In your code, you instantiate a MapreducePipeline object inside the run method of a PipelineBase object as follows:

class WordCountPipeline(base_handler.PipelineBase):

  def run(self, filekey, blobkey):
    logging.debug("filename is %s" % filekey)
    output = yield mapreduce_pipeline.MapreducePipeline(
        "word_count",
        "main.word_count_map",
        "main.word_count_reduce",
        "mapreduce.input_readers.BlobstoreZipInputReader",
        "mapreduce.output_writers.BlobstoreOutputWriter",
        mapper_params={
            "blob_key": blobkey,
        },
        reducer_params={
            "mime_type": "text/plain",
        },
        shards=16)
    yield StoreOutput("WordCount", filekey, output)

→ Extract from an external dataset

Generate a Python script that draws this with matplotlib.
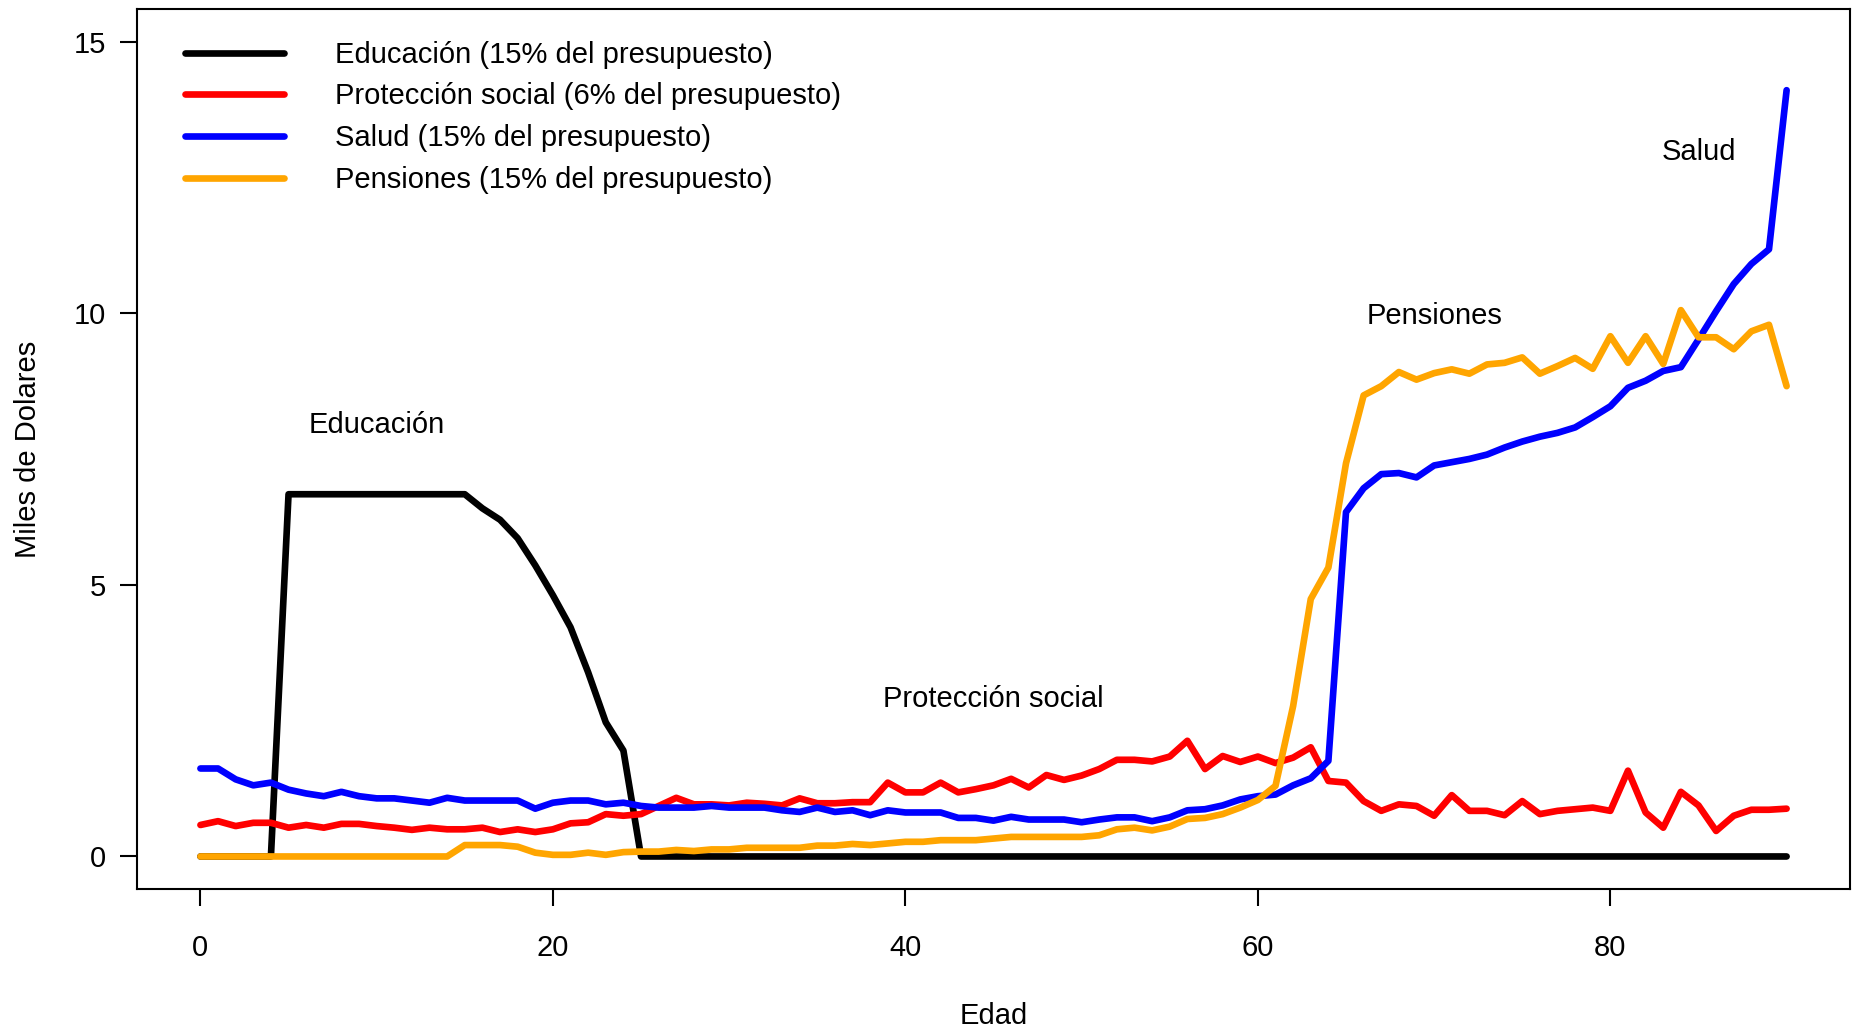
import numpy as np
import matplotlib
matplotlib.use("Agg")
import matplotlib.pyplot as plt

plt.rcParams['font.family'] = ['Liberation Sans', 'DejaVu Sans']

edad = list(range(0, 91))

educacion = [0, 0, 0, 0, 0,
             6.67, 6.67, 6.67, 6.67, 6.67, 6.67, 6.67, 6.67, 6.67, 6.67, 6.67,
             6.41, 6.20, 5.86, 5.36, 4.81, 4.22, 3.39, 2.47, 1.95] + [0] * 66

proteccion = [0.58, 0.65, 0.56, 0.62, 0.62, 0.53, 0.58, 0.53, 0.60, 0.60,
              0.56, 0.53, 0.49, 0.53, 0.50, 0.50, 0.53, 0.45, 0.50, 0.45,
              0.50, 0.61, 0.63, 0.78, 0.75, 0.78, 0.93, 1.08, 0.96, 0.96,
              0.94, 0.99, 0.97, 0.94, 1.07, 0.98, 0.98, 1.00, 1.00, 1.36,
              1.18, 1.18, 1.36, 1.18, 1.24, 1.31, 1.43, 1.27, 1.50, 1.41,
              1.49, 1.61, 1.78, 1.78, 1.75, 1.84, 2.13, 1.61, 1.85, 1.74,
              1.84, 1.72, 1.82, 2.01, 1.39, 1.36, 1.02, 0.84, 0.96, 0.93,
              0.75, 1.13, 0.84, 0.84, 0.76, 1.02, 0.78, 0.84, 0.87, 0.90,
              0.84, 1.58, 0.81, 0.53, 1.19, 0.94, 0.47, 0.75, 0.86, 0.86,
              0.88]

salud = [1.62, 1.62, 1.42, 1.31, 1.36, 1.23, 1.16, 1.11, 1.19, 1.11,
         1.07, 1.07, 1.03, 0.99, 1.08, 1.03, 1.03, 1.03, 1.03, 0.88,
         0.99, 1.03, 1.03, 0.96, 0.99, 0.93, 0.90, 0.90, 0.90, 0.93,
         0.90, 0.90, 0.90, 0.85, 0.82, 0.90, 0.82, 0.85, 0.76, 0.85,
         0.81, 0.81, 0.81, 0.71, 0.71, 0.66, 0.73, 0.68, 0.68, 0.68,
         0.63, 0.68, 0.72, 0.72, 0.65, 0.72, 0.85, 0.87, 0.94, 1.05,
         1.11, 1.14, 1.31, 1.44, 1.76, 6.34, 6.78, 7.04, 7.06, 6.98,
         7.20, 7.26, 7.32, 7.40, 7.53, 7.64, 7.73, 7.80, 7.90, 8.09,
         8.29, 8.63, 8.76, 8.94, 9.01, 9.52, 10.04, 10.54, 10.91, 11.18,
         14.11]

pensiones = [0] * 15 + [
    0.21, 0.21, 0.21, 0.18, 0.07, 0.03, 0.03, 0.07, 0.03, 0.08,
    0.09, 0.09, 0.12, 0.10, 0.13, 0.13, 0.16, 0.16, 0.16, 0.16,
    0.20, 0.20, 0.23, 0.21, 0.24, 0.27, 0.27, 0.30, 0.30, 0.30,
    0.33, 0.36, 0.36, 0.36, 0.36, 0.36, 0.39, 0.50, 0.53, 0.48,
    0.55, 0.69, 0.71, 0.78, 0.90, 1.04, 1.30, 2.77, 4.74, 5.32,
    7.24, 8.49, 8.66, 8.92, 8.78, 8.90, 8.97, 8.89, 9.06, 9.09,
    9.19, 8.89, 9.03, 9.18, 8.98, 9.58, 9.09, 9.58, 9.07, 10.06,
    9.56, 9.56, 9.34, 9.67, 9.79, 8.66]

series = [
    (educacion, "black", "Educación (15% del presupuesto)"),
    (proteccion, "red", "Protección social (6% del presupuesto)"),
    (salud, "blue", "Salud (15% del presupuesto)"),
    (pensiones, "orange", "Pensiones (15% del presupuesto)"),
]

etiquetas = [("Educación", 10, 7.95), ("Protección social", 45, 2.9),
             ("Pensiones", 70, 9.95), ("Salud", 85, 12.97)]

fs = 21
fig = plt.figure(figsize=(18.56, 10.29), dpi=100)
ax = fig.add_axes([0.0738, 0.136, 0.923, 0.855])

for vals, col, lab in series:
    ax.plot(edad, vals, color=col, lw=4.8, label=lab,
            solid_capstyle='round', solid_joinstyle='round')

for txt, x, y in etiquetas:
    ax.text(x, y, txt, ha='center', va='center', fontsize=fs)

ax.set_xlim(-3.6, 93.6)
ax.set_ylim(-0.6, 15.6)
ax.set_xticks([0, 20, 40, 60, 80])
ax.set_yticks([0, 5, 10, 15])
for s in ax.spines.values():
    s.set_linewidth(1.5)
ax.tick_params(axis='both', length=12, width=1.5, labelsize=fs)
ax.tick_params(axis='x', pad=20)
ax.tick_params(axis='y', pad=10)
ax.set_xlabel("Edad", fontsize=fs, labelpad=29)
ax.set_ylabel("Miles de Dolares", fontsize=fs, labelpad=23)

leg = ax.legend(loc='upper left', frameon=False, fontsize=fs,
                handlelength=3.4, handletextpad=1.75, labelspacing=0.47,
                borderaxespad=0.68, bbox_to_anchor=(0.0095, 1.0))

fig.savefig("out.png", dpi=100)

The following arguments are supplied to the MapreducePipeline object's run method:

  • The name of the MapReduce job, for display in the user interface and in any logs
  • The mapper function to use
  • The reducer function to use
  • The input reader to use to supply the mapper function with data
  • The output writer for the reducer function to use
  • The parameters (if any) to supply to the input reader
  • The parameters (if any) to supply to the output writer
  • The number of shards (workers) to use for the MapReduce job

You must write your own mapper and reducer functions. (The shuffler feature is built in and you don't invoke it explicitly.) You can use the standard data input readers and output writers (BlobstoreZipInputReader and BlobstoreOutputWriter in the example).

Starting a MapReduce Job

To start a MapReduce job using the MapreducePipeline object, you invoke the Pipeline base class's start method on it, as shown below:

  def post(self):
    filekey = self.request.get("filekey")
    blob_key = self.request.get("blobkey")

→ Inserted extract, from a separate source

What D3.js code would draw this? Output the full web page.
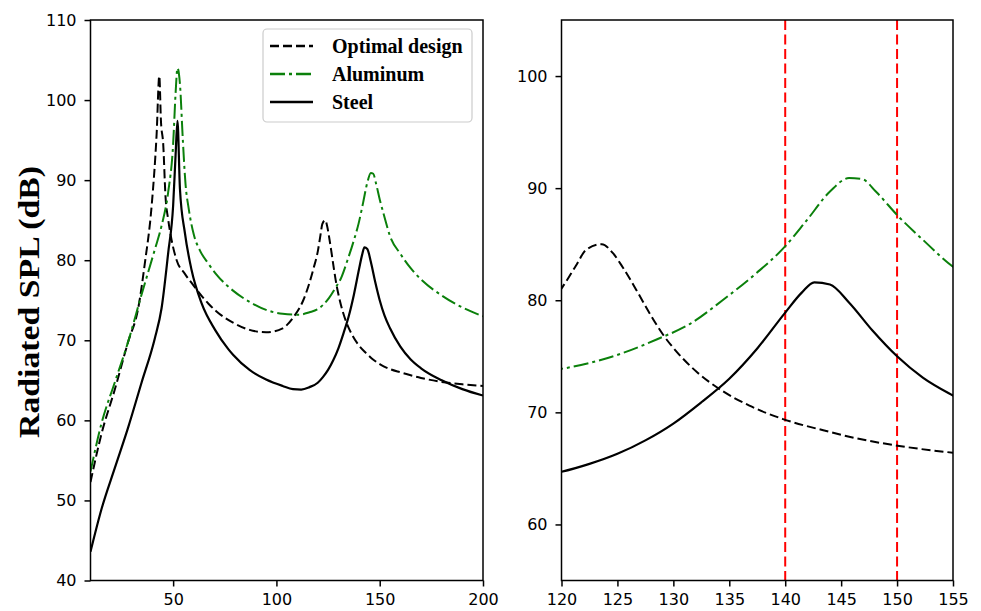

    if self.request.get("word_count"):
      pipeline = WordCountPipeline(filekey, blob_key)
      pipeline.start()

Showing the MapReduce Status Monitor

If you wish, you can display a status monitor for your MapReduce jobs, as follows:

  def post(self):
    filekey = self.request.get("filekey")
    blob_key = self.request.get("blobkey")

    if self.request.get("word_count"):
      pipeline = WordCountPipeline(filekey, blob_key)
      pipeline.start()

      self.redirect(pipeline.base_path + "/status?root=" + pipeline.pipeline_id)

Determining When a MapreducePipeline Job is Complete

To find out whether your mapreduce job is complete, you need to save the pipeline ID when you start the mapreduce job, as shown in the following mapreduce pipeline code:

class StartMapreduce(webapp.RequestHandler):
  def get(self):
    pipeline = mapreduce_pipeline.MapreducePipeline(...)
    pipeline.start()
    self.redirect('/wait?pipeline=' + pipeline.pipeline_id)

Notice the redirect above where the pipeline ID is saved.

Then in the handler where you want to do some work when the mapreduce job is complete, you get the mapreduce pipeline using the saved pipeline ID, and you check it to determine whether it is done.

class WaitHandler(webapp.RequestHandler):
  def get(self):
    pipeline_id = self.request.get('pipeline')
    pipeline = mapreduce_pipeline.MapreducePipeline.from_id(pipeline_id)
    if pipeline.has_finalized:
      # MapreducePipeline has completed
    else:
      # MapreducePipeline is still running

As shown above, the MapreducePipeline has_finalized method is used to check for a completed job.